I've a question popping up in my mind on whether I need to show funds in bank account while applying for State Sponsorship.

One of our pals in the forum told me that there are some States who require and some who dont.

Please help me and give me a clear idea about the same.

For example, kindly go through this and let me know how much *settlement funds (as cash)* does Queensland Government ask for us to show in our saving a/c?

Applicants seeking sponsorship from the Queensland Government for the Skilled Sponsored (Migrant) Visa (Subclass 176) must:

meet the Australian Government's eligibility criteria for the Skilled Sponsored (Migrant) Visa (Subclass 176) 
have an occupation on the Skilled Sponsored (Migrant) Visa (Subclass 176) Eligible Skills List 
meet the requirements for the nominated occupation as detailed on the Skilled Sponsored (Migrant) Visa (Subclass 176) Eligible Skills List 
have a current positive skills assessment for that occupation from the relevant assessing authority 
meet other nomination requirements detailed on the application form 
include a copy of a detailed CV 
include any other supporting documentation deemed relevant to the application 
be assessed by Skilled and Business Migration as being likely to provide a clear benefit to the Queensland economy 
have *sufficient settlement funds (as cash)* to cover potential long periods of unemployment 
complete and submit an application form.
Note: A positive skills assessment does not necessarily guarantee approval.

Best Wishes

Cheerio!!!
:ranger:


----------



## agnex99 (Jun 16, 2010)

Hi Nav

I wonder how do you categorised yourself in their skill sponsored eligble list??

cheers



navendum said:


> Hey! Pal,
> 
> I've a question popping up in my mind on whether I need to show funds in bank account while applying for State Sponsorship.
> 
> ...


----------



## navendum (Mar 9, 2010)

Hey! Pals,

Finally, I got a concrete information from the Queensland officials. The message is as follows:


Dear Sir/Madam

Thank you for your email.

Firstly I am not able to say when the Queensland State Migration Plan will be finalised. This is mainly due to the uncertainties that exist because of the federal election.

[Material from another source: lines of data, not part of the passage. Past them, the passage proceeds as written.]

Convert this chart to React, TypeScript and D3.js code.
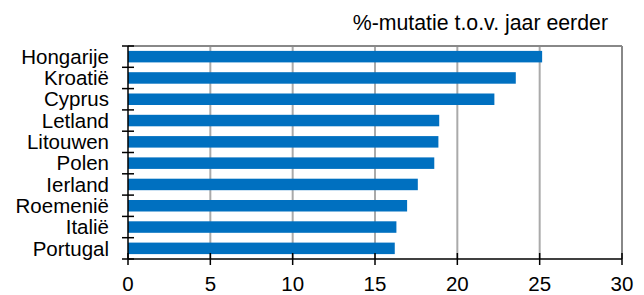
import React from 'react';
import * as d3 from 'd3';

const countries = ['Hongarije', 'Kroatië', 'Cyprus', 'Letland', 'Litouwen', 'Polen', 'Ierland', 'Roemenië', 'Italië', 'Portugal'];
const values = [25.15, 23.55, 22.25, 18.9, 18.85, 18.6, 17.6, 16.95, 16.3, 16.2];
const xTicks = [0, 5, 10, 15, 20, 25, 30];
const title = '%-mutatie t.o.v. jaar eerder';

const W = 644, H = 295;
const margin = { top: 46, right: 22, bottom: 36, left: 128 };
const font = 'Liberation Sans, Arial, sans-serif';
const fs = 20.5;

export default function App() {
  const x = d3.scaleLinear().domain([0, 30]).range([margin.left, W - margin.right]);
  const y = d3.scaleBand().domain(countries).range([margin.top, H - margin.bottom]).paddingInner(0.46).paddingOuter(0.23);
  const bandEdges = d3.range(countries.length + 1).map(i => margin.top + i * (H - margin.bottom - margin.top) / countries.length);
  const bottom = H - margin.bottom;
  const right = W - margin.right;

  return (
    <svg width={W} height={H} style={{ position: 'absolute', left: 0, top: 0 }}>
      <rect width={W} height={H} fill="#fff" />
      <text x={608} y={30} textAnchor="end" fontFamily={font} fontSize={21.3} fill="#000">{title}</text>
      {xTicks.slice(1, -1).map(t => (
        <line key={'g' + t} x1={x(t)} x2={x(t)} y1={margin.top} y2={bottom} stroke="#aaa" strokeWidth={2} />
      ))}
      <line x1={margin.left} x2={right} y1={margin.top} y2={margin.top} stroke="#888" strokeWidth={2} />
      <line x1={right} x2={right} y1={margin.top} y2={bottom} stroke="#888" strokeWidth={2} />
      {countries.map((c, i) => (
        <rect key={c} x={x(0)} y={y(c)!} width={x(values[i]) - x(0)} height={y.bandwidth()} fill="#0070c0" />
      ))}
      <line x1={margin.left} x2={margin.left} y1={margin.top} y2={bottom} stroke="#000" strokeWidth={1.5} />
      {bandEdges.map((e, i) => (
        <line key={'yt' + i} x1={margin.left - 6} x2={margin.left + 6} y1={e} y2={e} stroke="#000" strokeWidth={1.5} />
      ))}
      <line x1={margin.left} x2={right} y1={bottom} y2={bottom} stroke="#000" strokeWidth={1.5} />
      {xTicks.map(t => (
        <g key={'xt' + t}>
          <line x1={x(t)} x2={x(t)} y1={bottom - 6} y2={bottom + 6} stroke="#000" strokeWidth={1.5} />
          <text x={x(t)} y={bottom + 32} textAnchor="middle" fontFamily={font} fontSize={fs} fill="#000">{t}</text>
        </g>
      ))}
      {countries.map(c => (
        <text key={'l' + c} x={109} y={y(c)! + y.bandwidth() / 2} dy="0.35em" textAnchor="end" fontFamily={font} fontSize={fs} fill="#000">{c}</text>
      ))}
    </svg>
  );
}
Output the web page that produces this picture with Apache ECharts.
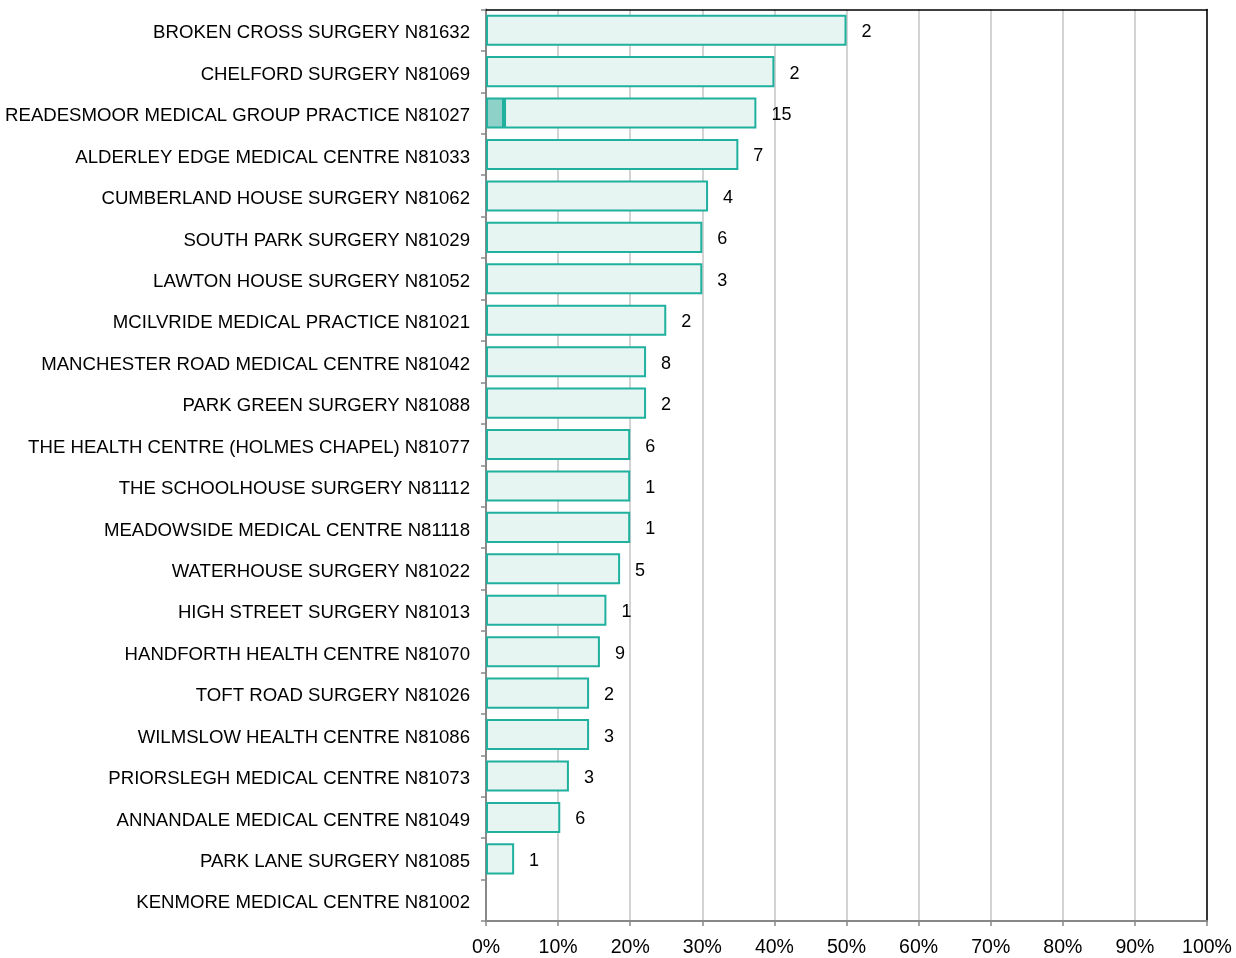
<!DOCTYPE html>
<html>
<head>
<meta charset="utf-8">
<script src="https://cdn.jsdelivr.net/npm/echarts@6/dist/echarts.min.js"></script>
<style>
html,body{margin:0;padding:0;background:#fff;}
#chart{width:1236px;height:958px;}
</style>
</head>
<body>
<div id="chart"></div>
<script>
const categories = [
  "BROKEN CROSS SURGERY N81632",
  "CHELFORD SURGERY N81069",
  "READESMOOR MEDICAL GROUP PRACTICE N81027",
  "ALDERLEY EDGE MEDICAL CENTRE N81033",
  "CUMBERLAND HOUSE SURGERY N81062",
  "SOUTH PARK SURGERY N81029",
  "LAWTON HOUSE SURGERY N81052",
  "MCILVRIDE MEDICAL PRACTICE N81021",
  "MANCHESTER ROAD MEDICAL CENTRE N81042",
  "PARK GREEN SURGERY N81088",
  "THE HEALTH CENTRE (HOLMES CHAPEL) N81077",
  "THE SCHOOLHOUSE SURGERY N81112",
  "MEADOWSIDE MEDICAL CENTRE N81118",
  "WATERHOUSE SURGERY N81022",
  "HIGH STREET SURGERY N81013",
  "HANDFORTH HEALTH CENTRE N81070",
  "TOFT ROAD SURGERY N81026",
  "WILMSLOW HEALTH CENTRE N81086",
  "PRIORSLEGH MEDICAL CENTRE N81073",
  "ANNANDALE MEDICAL CENTRE N81049",
  "PARK LANE SURGERY N81085",
  "KENMORE MEDICAL CENTRE N81002"
];
// total percentage per practice
const totalPct = [50, 40, 37.5, 35, 30.8, 30, 30, 25, 22.2, 22.2, 20, 20, 20, 18.6, 16.7, 15.8, 14.3, 14.3, 11.5, 10.3, 3.9, 0];
// darker highlighted portion (percentage)
const darkPct = [0, 0, 2.5, 0, 0, 0, 0, 0, 0, 0, 0, 0, 0, 0, 0, 0, 0, 0, 0, 0, 0, 0];
// count labels shown next to bars
const counts = [2, 2, 15, 7, 4, 6, 3, 2, 8, 2, 6, 1, 1, 5, 1, 9, 2, 3, 3, 6, 1, null];
const xTicks = [0, 10, 20, 30, 40, 50, 60, 70, 80, 90, 100];

const lightPct = totalPct.map((t, i) => {
  const v = +(t - darkPct[i]).toFixed(2);
  return v > 0 ? v : '-';
});
const darkData = darkPct.map(v => v > 0 ? v : '-');

const chart = echarts.init(document.getElementById('chart'), null, {renderer: 'canvas'});
const font = 'Arial, "Liberation Sans", sans-serif';
chart.setOption({
  animation: false,
  grid: {left: 486, right: 29, top: 9.5, bottom: 36},
  xAxis: [{
    type: 'value', min: xTicks[0], max: xTicks[xTicks.length - 1], interval: 10,
    axisLine: {show: true, onZero: false, lineStyle: {color: '#888', width: 2}},
    axisTick: {show: true, length: 5, lineStyle: {color: '#888', width: 1.5}},
    axisLabel: {formatter: '{value}%', color: '#000', fontSize: 19.5, fontFamily: font, margin: 17},
    splitLine: {show: true, lineStyle: {color: '#c4c4c4', width: 1.5}}
  }, {
    type: 'value', position: 'top', min: 0, max: 100,
    axisLine: {show: true, onZero: false, lineStyle: {color: '#000', width: 1.5}},
    axisTick: {show: false}, axisLabel: {show: false}, splitLine: {show: false}
  }],
  yAxis: [{
    type: 'category', data: categories, inverse: true,
    axisLine: {show: true, onZero: false, lineStyle: {color: '#888', width: 2}},
    axisTick: {show: true, length: 5, lineStyle: {color: '#888', width: 1.5}},
    axisLabel: {
      color: '#000', fontSize: 18.6, fontFamily: font, margin: 16,
      formatter: v => '{a|' + v + '}',
      rich: {a: {fontSize: 18.6, fontFamily: font, color: '#000', padding: [6, 0, 0, 0]}}
    },
    splitLine: {show: false}
  }, {
    type: 'category', data: categories, inverse: true, position: 'right',
    axisLine: {show: true, onZero: false, lineStyle: {color: '#000', width: 1.5}},
    axisTick: {show: false}, axisLabel: {show: false}, splitLine: {show: false}
  }],
  series: [
    {
      type: 'bar', stack: 'a', data: darkData, barCategoryGap: '25%',
      itemStyle: {color: '#8dd1c8', borderColor: '#1fb09e', borderWidth: 2},
      z: 3
    },
    {
      type: 'bar', stack: 'a', data: lightPct,
      itemStyle: {color: '#e6f4f2', borderColor: '#1fb09e', borderWidth: 2},
      label: {
        show: true, position: 'right', distance: 15, offset: [0, 2],
        color: '#000', fontSize: 18, fontFamily: font,
        formatter: p => counts[p.dataIndex] == null ? '' : String(counts[p.dataIndex])
      },
      z: 3
    }
  ]
});
</script>
</body>
</html>
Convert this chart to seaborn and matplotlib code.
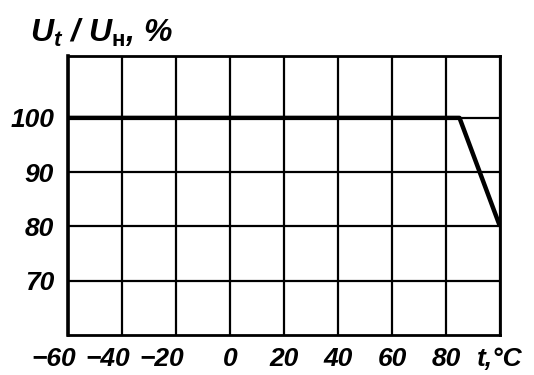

Regarding funds, we require evidence that applicants have liquid assets of at least $20,000 for the main applicant plus $7,000 for a spouse or partner plus $4,000 for the first child and $3,000 for each addition children. This basically means cash in the bank.

Regards
Principal Migration Consultant 
Skilled and Business Migration 
Department of Employment, Economic Development and Innovation 
City East, Brisbane, Qld 
________________________________________
From: [email protected] 
Sent: Monday, 2 August 2010 6:00 PM
To: [email protected]
Subject: Enquiry
Dear Sir / Madame,
Just want to know, when the SMP will be released exactly? 
And, are funds in a bank required to be shown by the candidate for getting the Sponsorship?
Will appreciate for your kind support and help.
Regards,
Navendum


----------